MLA for Saskatoon University
- In office 1971–1975
- Preceded by: first member
- Succeeded by: riding dissolved

Personal details
- Born: August 19, 1944 (age 81) Exeter, Devon, England
- Party: New Democrat → Independent
- Occupation: University professor

= John Richards (scholar) =

Canadian politician

John Guyon Richards (born August 19, 1944) is a Canadian politician and professor at Simon Fraser University (SFU) in British Columbia. During the 1970s, he served as an elected member of the legislature in the province of Saskatchewan, representing the electoral district of Saskatoon University from 1971 to 1975.

A member of the social democratic New Democratic Party (NDP), Richards was for a time the only elected official who supported The Waffle, a group of intellectuals and students who tried to push the NDP further to the left. He left the NDP in 1973 over its refusal to nationalize the potash industry, and sat as an independent socialist until the next election, when he was defeated in the new district of Saskatoon Centre and turned to academia.
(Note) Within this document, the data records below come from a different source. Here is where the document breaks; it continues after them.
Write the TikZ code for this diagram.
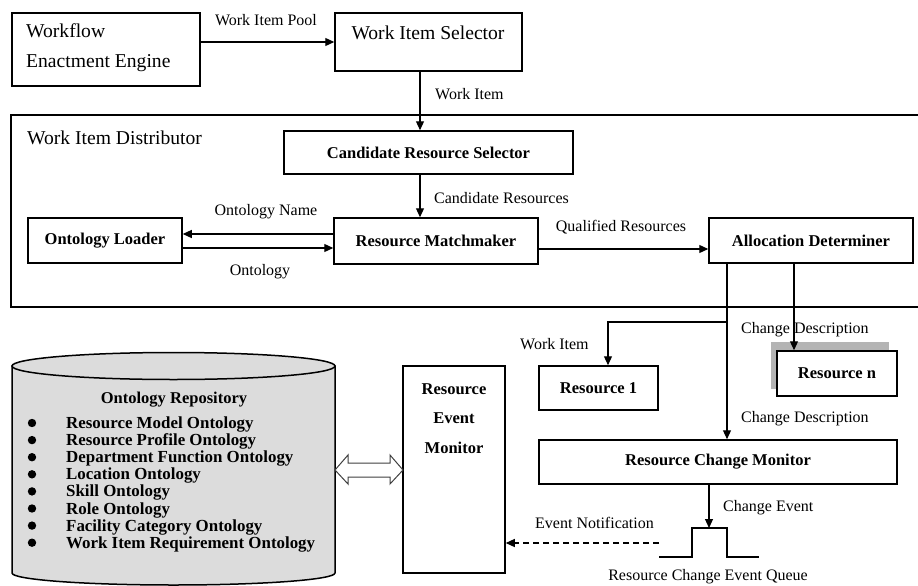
\documentclass[tikz,border=0pt]{standalone}
\usepackage{fontspec}
\setmainfont{Liberation Serif}
\usetikzlibrary{arrows.meta}
\newcommand\bfboxfont{\fontsize{16.5}{20}\selectfont\bfseries}
\newcommand\itemfont{\fontsize{16.9}{20}\selectfont\bfseries}
\newcommand\lblfont{\fontsize{16}{19}\selectfont}
\newcommand\bigfont{\fontsize{19.6}{30}\selectfont}
\definecolor{cylgray}{RGB}{220,220,220}
\definecolor{shadowgray}{RGB}{180,180,180}
\tikzset{
  box/.style={draw, line width=1.5pt, fill=white, inner sep=0pt, font=\bfboxfont},
  lbl/.style={font=\lblfont, inner sep=0pt},
  bigtxt/.style={font=\bigfont, inner sep=0pt},
  arr/.style={line width=1.2pt, -{Triangle[length=9pt,width=8pt]}},
  ln/.style={line width=1.2pt},
  itemtxt/.style={font=\itemfont, inner sep=0pt, anchor=base west},
}
\begin{document}
\begin{tikzpicture}[x=1pt,y=-1pt]
\useasboundingbox (0,0) rectangle (918,586);
\fill[white] (0,0) rectangle (918,586);

% helper coordinates
\coordinate (xa) at (420,0);
\coordinate (xb) at (608,0);
\coordinate (xv) at (727,0);
\coordinate (xn) at (794,0);
\coordinate (yname) at (0,234);
\coordinate (yont) at (0,248);
\coordinate (yqual) at (0,249);
\coordinate (br) at (727,322);

% top boxes
\node[box, minimum width=188pt, minimum height=73pt] (wf) at (106,49.5) {};
\node[bigtxt, anchor=west, align=left] (wft) at (26,48) {Workflow\\Enactment Engine};
\node[box, minimum width=187pt, minimum height=58pt] (wis) at (428.5,42) {};
\node[bigtxt] (wist) at (428,33) {Work Item Selector};

% distributor frame
\draw[line width=1.5pt] (925,115) -- (11,115) -- (11,307) -- (925,307);
\node[bigtxt, anchor=west] (dist) at (27,138) {Work Item Distributor};

\node[box, minimum width=289pt, minimum height=43pt] (crs) at (428.5,152.5) {Candidate Resource Selector};
\node[box, minimum width=154pt, minimum height=45pt] (ol) at (105,240.5) {Ontology Loader};
\node[box, minimum width=204pt, minimum height=46pt] (rm) at (436,241) {Resource Matchmaker};
\node[box, minimum width=204pt, minimum height=45pt] (ad) at (811,240.5) {Allocation Determiner};

% resources
\node[box, minimum width=119pt, minimum height=44pt] (r1) at (598.5,388) {Resource 1};
\fill[shadowgray] (771,342) rectangle (889,389);
\node[box, minimum width=120pt, minimum height=45pt] (rn) at (837,373.5) {Resource n};
\node[box, minimum width=358pt, minimum height=44pt] (rcm) at (718,462) {Resource Change Monitor};
\node[box, minimum width=102pt, minimum height=207pt] (rem) at (454,469.5) {};
\node[font=\fontsize{16.5}{29.5}\selectfont\bfseries, inner sep=0pt, align=center] (remt) at (454,418.5) {Resource\\Event\\Monitor};

% cylinder
\path[fill=cylgray, draw=black, line width=1.5pt] (12,366) -- (12,573)
  arc[start angle=180, end angle=360, x radius=161.5pt, y radius=12pt] -- (335,366) -- cycle;
\draw[fill=cylgray, line width=1.5pt] (173.5,366) ellipse [x radius=161.5pt, y radius=13.5pt];
\node[font=\bfboxfont, inner sep=0pt] (repo) at (174,400) {Ontology Repository};
\foreach \t [count=\i from 0] in {Resource Model Ontology, Resource Profile Ontology,
  Department Function Ontology, Location Ontology, Skill Ontology, Role Ontology,
  Facility Category Ontology, Work Item Requirement Ontology}{
  \node[itemtxt] (it\i) at (66,{428.5+17.1*\i}) {\t};
  \fill (32,{423+17.1*\i}) circle (4.2pt);
}

% double arrow between repository and event monitor
\draw[line width=1pt, draw=black!75, fill=white]
  (335,470) -- (348,455) -- (348,463) -- (390,463) -- (390,455) -- (403,470)
  -- (390,484) -- (390,477) -- (348,477) -- (348,484) -- cycle;

% event queue
\coordinate (qtop) at (709,528);
\coordinate (qleft) at (659,543);
\draw[line width=1.3pt] (659,557) -- (692,557) -- (692,528) -- (727,528) -- (727,557) -- (759,557);

% connectors
\draw[arr] (wis.west -| wf.east) -- (wis.west);
\draw[arr] (wis.south -| xa) -- (crs.north -| xa);
\draw[arr] (crs.south -| xa) -- (rm.north -| xa);
\draw[arr] (rm.west |- yname) -- (ol.east |- yname);
\draw[arr] (ol.east |- yont) -- (rm.west |- yont);
\draw[arr] (rm.east |- yqual) -- (ad.west |- yqual);
\draw[arr] (ad.south -| xv) -- (rcm.north -| xv);
\draw[arr] (br) -| (r1.north -| xb);
\draw[arr] (ad.south -| xn) -- (rn.north -| xn);
\draw[arr] (rcm.south -| qtop) -- (qtop);
\draw[line width=1.2pt, dash pattern=on 6pt off 4pt, -{Triangle[length=9pt,width=8pt]}] (qleft) -- (rem.east |- qleft);

% labels
\node[lbl] (l1) at (266,20) {Work Item Pool};
\node[lbl, anchor=west] (l2) at (435,94) {Work Item};
\node[lbl, anchor=west] (l3) at (434,198) {Candidate Resources};
\node[lbl] (l4) at (266,212) {Ontology Name};
\node[lbl] (l5) at (260,272) {Ontology};
\node[lbl] (l6) at (621,227) {Qualified Resources};
\node[lbl, anchor=west] (l7) at (741,330) {Change Description};
\node[lbl, anchor=west] (l8) at (520,344) {Work Item};
\node[lbl, anchor=west] (l9) at (741,419) {Change Description};
\node[lbl, anchor=west] (l10) at (723,508) {Change Event};
\node[lbl, anchor=west] (l11) at (535,523) {Event Notification};
\node[lbl] (l12) at (708,577) {Resource Change Event Queue};
\end{tikzpicture}
\end{document}
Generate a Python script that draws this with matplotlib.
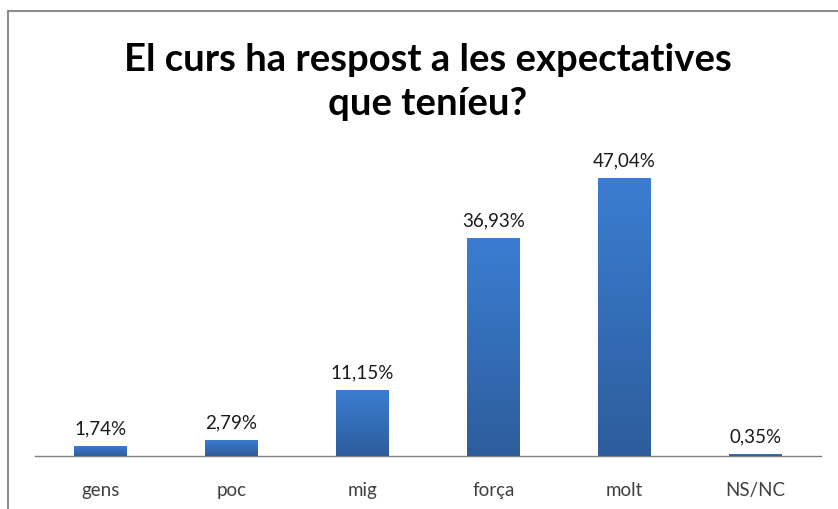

In recent decades Richards's views have moderated, and he became an early exponent of the 'Third Way' politics popularized by UK Labour Party leader Tony Blair. He remains one of Canada's foremost political intellectuals, writing and editing a series of books and articles that suggest the development of more pragmatic social democratic politics, in addition to work on aboriginal policy, the energy sector, language policy, federalism, and international development.

Richards was instrumental in the creation of a new school of public policy at SFU and volunteers for a small university in Bangladesh, a country he has been visiting since the early nineteen nineties. He has worked with the National Democratic Institute, an American-based democracy-building organization, in Bangladesh, Cambodia and Nepal.